Bei Red Bull bist du von 8 bis 20 Uhr im Büro mit Arbeit eingedeckt. Da wird im Nachwuchs alles dokumentiert, es ist viel organisatorisch zu erledigen. Dazu Videoanalysen. Da würden sich manche Bundesliga-Trainer schön anschauen ...

War Ihre bislang aufregendeste Station der Chefcoach bei 1860?

Ja, bei 60 ist immer Theater. Jeden Tag sind fünf, sechs Tageszeitungen da, die Auskunft erwarten. Es war eine schöne Zeit, aber das Messer ist immer am Hals. Weil damals, in der 2. Liga, war immer nur der Aufstieg interessant. Wenn das nicht gelingt, muss der Trainer schlecht sein (schmunzelt). Ich war nur wenige Punkte hinter den Aufstiegsrängen, als ich freigestellt wurde. Jetzt sind die Sechziger in der 3. Liga.

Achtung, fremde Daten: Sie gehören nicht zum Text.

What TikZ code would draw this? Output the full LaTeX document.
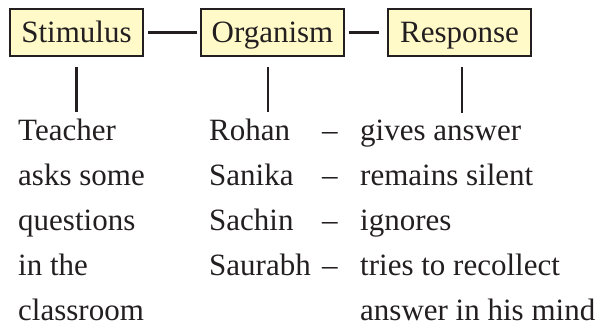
\documentclass[tikz,border=0pt]{standalone}
\usepackage{fontspec}
\setmainfont{Liberation Serif}
\usetikzlibrary{positioning}
\definecolor{boxfill}{RGB}{255,250,200}
\definecolor{ink}{RGB}{35,31,32}
\tikzset{
  srbox/.style={draw=ink,fill=boxfill,line width=1.8pt,minimum width=143pt,minimum height=47pt,inner sep=0pt,text height=21pt,text depth=0pt},
  link/.style={draw=ink,line width=2.8pt},
  col/.style={anchor=base west,inner sep=0pt,align=left}
}
\newcommand{\bigfont}{\fontsize{31}{45}\selectfont}

\begin{document}
\begin{tikzpicture}[x=1pt,y=1pt,font=\bigfont,text=ink]
\useasboundingbox (0,0) rectangle (600,332);
% the three boxes
\node[srbox,minimum width=133pt] (stim) at (76.5,299.5) {Stimulus};
\node[srbox] (org) at (272.5,299.5) {Organism};
\node[srbox] (resp) at (459.5,299.5) {Response};
% text columns (base = last line)
\node[col] (teach) at (18,11) {Teacher\\asks some\\questions\\in the\\classroom};
\node[col] (names) at (209,56) {Rohan\\Sanika\\Sachin\\Saurabh};
\node[col] (dashes) at (322,56) {–\\–\\–\\–};
\node[col] (acts) at (360,11) {gives answer\\remains silent\\ignores\\tries to recollect\\answer in his mind};
% links
\draw[link,shorten <=4pt,shorten >=3pt] (stim.east) -- (org.west);
\draw[link,shorten <=4pt,shorten >=8pt] (org.east) -- (resp.west);
\draw[link,shorten <=10pt,shorten >=7pt] (stim.south) -- (stim.south |- teach.north);
\draw[link,shorten <=10pt,shorten >=7pt] ([xshift=-4.5pt]org.south) -- ([xshift=-4.5pt]org.south |- names.north);
\draw[link,shorten <=10pt,shorten >=7pt] ([xshift=2.5pt]resp.south) -- ([xshift=2.5pt]resp.south |- acts.north);
\end{tikzpicture}
\end{document}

Was soll am Ende der Saison über Ihren SKN gesagt werden?

Dass es gegen uns unangenehm ist, dass die Gegner viel laufen und kämpfen müssen, weil der SKN mit hoher Intensität spielt und dabei auch zweikampfstark ist.

Alexander Schmidt: Ein Herz für Talente

1968 in Augsburg geboren war Alexander Schmidt in Amateurligen als Fußballer aktiv. Als Trainer arbeitete er meistens im Nachwuchs, aber 2012/’13 auch als Chefcoach von 1860 München. Zuletzt war Schmidt, der als erster SKN-Trainer einen Dreijahres-Vertrag bekommen hat, in der Red-Bull-Akademie tätig.